Really, Seriously?

To my joy (and some days despair) the farmers cooperative I work with recently elected a new president, the former secretary Jean Marie, and things are finally starting to get done. Suddenly I am flooded with requests, I spent nine months beating down doors and beating my head against a brick wall trying to figure out what I should work on and who I could work with and now requests are coming from all sides.

One of the projects I am now working on is helping the VOIs (a type of community based forestry management organization) transfer to another status called a COBA. Once the VOIs transfer to the COBA system they will sign a contract with the State and they will have a lease on the forest and become responsible for its administration and protection. Hopefully the communities will be able to financially benefit from managing the forest, each COBAs contract is individual and details how the community can use the forest, some times they are strictly conservation COBAs and then they have to be supported by an outside organization but frequently the community is allowed to harvest forest products, participate in eco-tourism and sometimes log sections of the forest in a sustainable manner.

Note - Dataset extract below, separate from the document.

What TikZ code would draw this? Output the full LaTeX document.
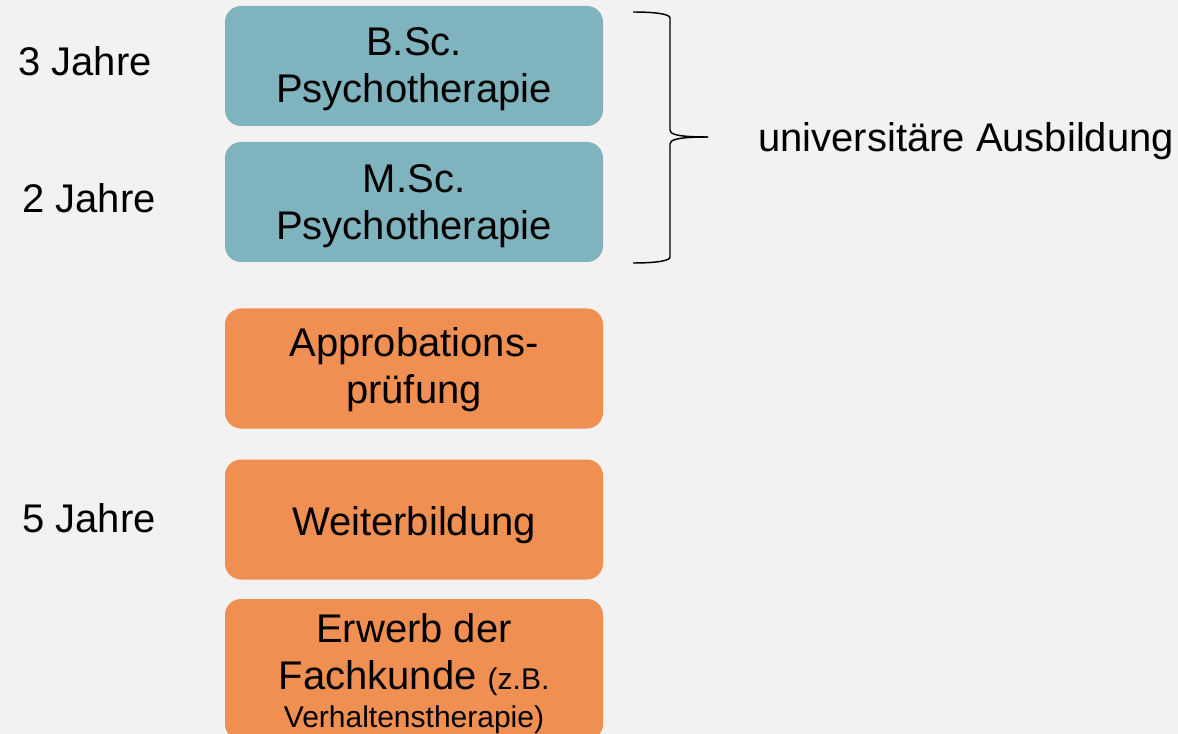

The farmers cooperative I work with also encompasses 6 VOIs all in different stages of transferring to the COBA status in this particular situation I was helping the VOI in Amboditifara with a small reforestation project, they had been asked to plant 50 saplings to prove that they were really interested in becoming a COBA and that there are people in the community that support the idea beyond just the president of the VOI.

So there I am dragging myself out of bed way too early on a sunny Sunday morning trying to convince myself that the lost sleep is really worth it. I mean it is a hard choice after all, stopping erosion or getting some quality shut eye, what would you choose? In the normal world I would have probably just rolled over and gone back to sleep, but I am no longer in the normal world so I got up slathered on the sun screen and headed off to Amboditifara, the village closest to the VOI I was helping that day.

I arrived to find everyone assembled and ready to go, a rarity here. Usually I will show up for some scheduled event and then sit around and wait for two hrs for things to get started but not this time. They were waiting for me. We gathered to trees out of the nursery and headed off to the reforestation site. Unbeknownst to me getting to the site involved scaling a mountain. They had asked me if I could climb and I had answered in the affirmative not really aware exactly what they were asking, and I wasn't lying I've climbed a number of mountains since I've gotten here and even did some rock climbing back home, but this was ridiculous. We tramped through the forest for a while before we got to the base of the mountain like hill we had to climb, it wouldn't be exaggerating too much to say it was strait up and it had all been deforested so it was in the blazing sun and it was eroding away under our feet so things were pretty slippery and hot to say the least. We all stopped and took a bit of a breather; I gulped down half my bottle of water and then we were off. Well they didn't so much as climb the mountain as run up it. I thought I was doing really well until about ¾ of the way up, then I had to stop and catch my breath I simply couldn't keep up the pace. All I could think was "Really, seriously why did they have to put the forest on top of the mountain?" I eventually made it to the top not far behind the main group and not the last person up (ok, so the only two people behind me were the pregnant lady and the old grandpa)

Once up on top we made short work of the tree planting and had the 50 seedlings in the ground within 30 min, the part of the entire expedition that took the longest (after getting there) was writing up a "fiche de presence" aka taking attendance. The NGO that is helping support the VOI likes to know that this is really a community effort and not just one or two people who want control of the forest. Unfortunately this is a part of Madagascar where most people are illiterate, making it very difficult to fill out the paperwork.

After getting the paperwork done and taking some pictures we headed back down by another route (just as steep) so we could visit a site were they had done some previous reforestation. The views were fantastic and in the end that combined with a job well done made the difficulty of running up the side of that mountain well worth it. While the Malagasy all went of to work in their rice fields I went home and took a nap.